The Task: Take and load, using MySQL, a flatfile of over 450 colums and over 145,000 rows of data and put it into a staging table.
The Conditions: The data may not be altered prior to the staging load, or in the staging load. Only when the data is loaded from staging to the final tables may it be altered. Don’t ask why.
The End Platform: MySQL on a Linux OS base.
Of course, one of the most important things was the understanding that though I am faster and more knowledgable with Windows systems, the end result must exist on Linux. Thankfully MySQL runs on both platforms, and it’s command line engine works the same (with the exception of file location syntax and directory access permissions, but these are solvable issues) so I can test and design on Windows, and then port to Linux with a minimum of alteration required.
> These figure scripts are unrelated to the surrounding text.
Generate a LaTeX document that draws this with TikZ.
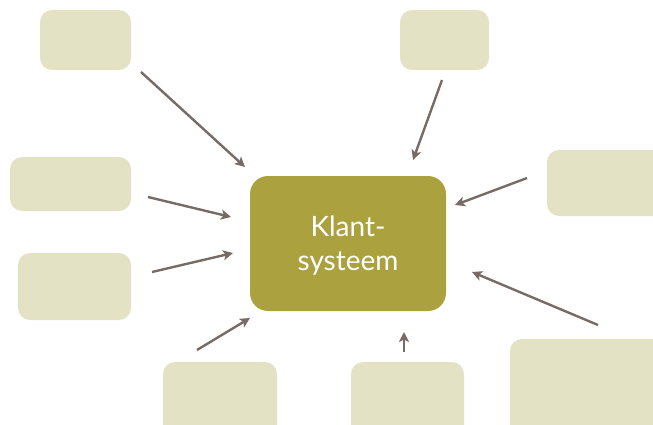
\documentclass[tikz,border=0pt]{standalone}
\usepackage{fontspec}
\setmainfont{Lato}
\usetikzlibrary{arrows.meta}
\definecolor{paleolive}{HTML}{E3E2C5}
\definecolor{olive}{HTML}{ABA23F}
\definecolor{arrowgray}{HTML}{776B66}
\tikzset{
  satbox/.style={fill=paleolive, draw=none, rounded corners=12pt},
  corebox/.style={fill=olive, draw=none, rounded corners=18pt},
  influence/.style={draw=arrowgray, line width=2.4pt,
    -{Stealth[length=10pt,width=10pt,inset=2.5pt]}},
}
\begin{document}
\begin{tikzpicture}[x=1pt,y=-1pt]
  \useasboundingbox (0,0) rectangle (653,425);

  % surrounding boxes
  \path[satbox] (40,10) rectangle (131,70) coordinate (tl);
  \path[satbox] (400,10) rectangle (489,70) coordinate (tc);
  \path[satbox] (10,157) rectangle (131,211) coordinate (ml);
  \path[satbox] (547,150) rectangle (670,216) coordinate (mr);
  \path[satbox] (18,253) rectangle (131,320) coordinate (ll);
  \path[satbox] (163,362) rectangle (277,440) coordinate (b1);
  \path[satbox] (351,362) rectangle (464,440) coordinate (b2);
  \path[satbox] (510,339) rectangle (670,440) coordinate (br);

  % central box
  \path[corebox] (250,176) rectangle (446,311);
  \node[text=white, font=\fontsize{28}{34}\selectfont, align=center,
        inner sep=0pt] (core) at (348,246) {Klant-\\systeem};

  % arrow end points
  \coordinate (s1) at (141,72);  \coordinate (e1) at (245,167);
  \coordinate (s2) at (442,80);  \coordinate (e2) at (413,160);
  \coordinate (s3) at (148,197); \coordinate (e3) at (231,217);
  \coordinate (s4) at (527,178); \coordinate (e4) at (455,205);
  \coordinate (s5) at (152,272); \coordinate (e5) at (233,253);
  \coordinate (s6) at (598,325); \coordinate (e6) at (472,272);
  \coordinate (s7) at (197,350); \coordinate (e7) at (250,318);
  \coordinate (s8) at (404,352); \coordinate (e8) at (404,332);

  \foreach \i in {1,...,8} \draw[influence] (s\i) -- (e\i);
\end{tikzpicture}
\end{document}
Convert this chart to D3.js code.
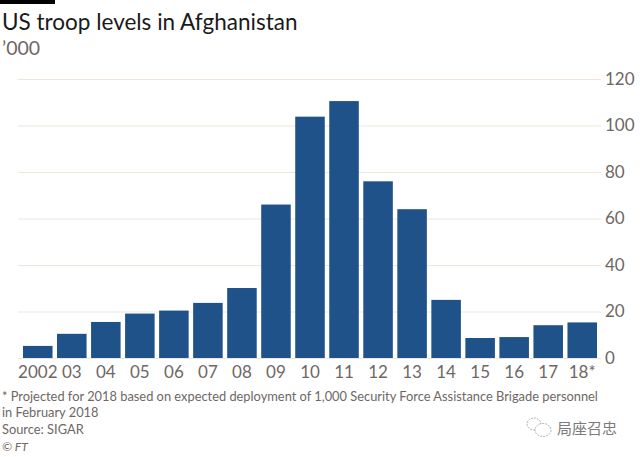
<!DOCTYPE html>
<html><head><meta charset="utf-8">
<script src="https://cdnjs.cloudflare.com/ajax/libs/d3/7.8.5/d3.min.js"></script>
<style>html,body{margin:0;padding:0;background:#fff}svg{display:block}text{font-family:Lato,sans-serif}</style>
</head><body>
<svg id="c" width="640" height="457"></svg>
<script>
const years=["2002","03","04","05","06","07","08","09","10","11","12","13","14","15","16","17","18*"];
const troops=[5.2,10.4,15.5,19.1,20.4,23.7,30.1,66,103.8,110.5,76,64,25,8.6,9,14.1,15.3];
const yTicks=[0,20,40,60,80,100,120];
const title="US troop levels in Afghanistan";
const subtitle="’000";
const notes=["* Projected for 2018 based on expected deployment of 1,000 Security Force Assistance Brigade personnel","in February 2018","Source: SIGAR"];
const svg=d3.select("#c");
const x=d3.scaleBand().domain(years).range([23,597]).paddingInner(0.132).paddingOuter(0);
const y=d3.scaleLinear().domain([0,120]).range([358,79]);
svg.append("rect").attr("x",0).attr("y",0).attr("width",55).attr("height",4).attr("fill","#000");
svg.append("text").attr("x",2).attr("y",29.5).attr("font-size",22.5).attr("fill","#1a1a1a").text(title);
svg.append("text").attr("x",2).attr("y",55).attr("font-size",19.5).attr("fill","#6e6763").text(subtitle);
const axisR=d3.axisRight(y).tickValues(yTicks).tickSize(0).tickPadding(0);
const gy=svg.append("g").attr("transform","translate(605,0)").call(axisR);
gy.select(".domain").remove();
gy.selectAll("text").attr("font-size",17).attr("fill","#6e6763").style("font-family","Lato,sans-serif");
svg.append("g").selectAll("line").data(yTicks).join("line")
 .attr("x1",18).attr("x2",601).attr("y1",d=>y(d)+0.5).attr("y2",d=>y(d)+0.5)
 .attr("stroke","#eee5db").attr("stroke-width",1);
svg.append("g").selectAll("rect").data(troops).join("rect")
 .attr("x",(d,i)=>x(years[i])).attr("width",x.bandwidth())
 .attr("y",d=>y(d)).attr("height",d=>y(0)-y(d)).attr("fill","#1f5289");
const gx=svg.append("g").attr("transform","translate(0,358.5)").call(d3.axisBottom(x).tickSize(0).tickPadding(7));
gx.select(".domain").remove();
gx.selectAll("text").attr("font-size",17).attr("fill","#6e6763").style("font-family","Lato,sans-serif");
svg.append("g").selectAll("text").data(notes).join("text")
 .attr("x",2).attr("y",(d,i)=>400.5+i*16.9).attr("font-size",12.85).attr("fill","#6e6763").text(d=>d);
svg.append("text").attr("x",2).attr("y",451).attr("font-size",12).attr("fill","#6e6763").attr("font-style","italic").text("© FT");
const wm=svg.append("g").attr("fill","#fff").attr("stroke","#9a9a9a").attr("stroke-width",0.8).attr("stroke-dasharray","2 1");
wm.append("ellipse").attr("cx",534).attr("cy",424).attr("rx",7).attr("ry",6);
wm.append("ellipse").attr("cx",543).attr("cy",430).attr("rx",8).attr("ry",6.5);
svg.append("text").attr("x",557).attr("y",434).attr("font-size",15).attr("fill","#7b7b7b").style("font-family","'Noto Sans CJK SC'").text("局座召忠");
</script>
</body></html>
The data file given to me was, in the words of one of the project leads ‘a horrendous example of a file that is NOT 3NF (3rd Normal Form)’ This was an accurate assesment. Intially I saw a very large file, that used a poor choice of field delimiter. Using CSVed to easily strip out the first row (header names) I was able to construct a table creation script, keeping it as close ot the original names as I could, only replacing spaces with underscores, removing potential reserved or special character conflicts to reduce potential problems. Notepad and Wordpad crash even attempting to load the main file, and even Word itself was very argumentative. So CSVed was a good thing to have, even though it too had some minor problems, mainly display issues, with the file given it’s size. Cross your fingers, and try an intial load based on first guesses of the fields. And the result is so bad, it surpassed the MySQL hardcoded counters for errors and warnings at load. A little digging and we find some major culprits. A novel here and there in the notes fields, date fields that are strings, and number fields that are not long enough. Now it’s perfectly possible in MySQL to alter a column’s type and size through the command line. However, XAMPP (via phpMyAdmin) provides a way to do it graphically, and affect multiple rows at once easily, so it makes the job much faster. This was a tool of immense value to this task. I could also use it to purge the table of data to help keep the memory footprint lower during the testing and working out of the problems.
A few column setting changes later and I got the errors lower, but not by much. So, using Excel (2007 is the only option since previous versions cannot process more than 65535 rows very well, if at all) and a file of notes, I looked at every single column and adjusted sizes. Given the column count and contents, I had to be concerned with the max size limit per record imposed by MySQL as well as max field size. The later I could work around by use of a different datatype, akin to BLOB or CLOB in Oracle, the former though was something to keep track of. After going through it all, I still had an immense number of errors. So I try something simple, I added a dummy column to the end of the table, and in a single step the error count dropped to a mere 6000 errors and warnings. Progress is good.
The problem still remained where all these errors were and what was causing them. The solution was arduous, but the safest. Manually extract and test the records from the master file and separate the good from the bad. In small situations this isn’t a big deal, but we were talking over 145,000 records. Testing them 300 at a time still took a while. The relative small number was due to the fact that the MySQL warning display defaults to only showing the first 64 errors or warnings, so I had to reduce the number of attempted records to be able to see and affect the changes needed to find truly bad records. In the end I was able to isolate the roughly 220 bad records and set them aside. Reassembling the test files back together I tested the ‘good’ records, and got zero load warnings. Good. Beginning with the bad records, I was able to isolate a few dozen that were simply caused by incorrect field lengths, since after all, phone numbers are supposed to be 35 characters long, aren’t they? Fixing those, I got down to a mere 195 bad records, less than .2 percent of the total. Acceptable in most circles. The remaining bad records were attributed to either more columns than needed, fewer columns than needed, or data shifting (after a point all data is one column to the left or right of where it should be). Sent the bad records back to the boss, and tested the results of the good data on the Linux test box, with success. Now to just await the next task while streamlining this one a bit more.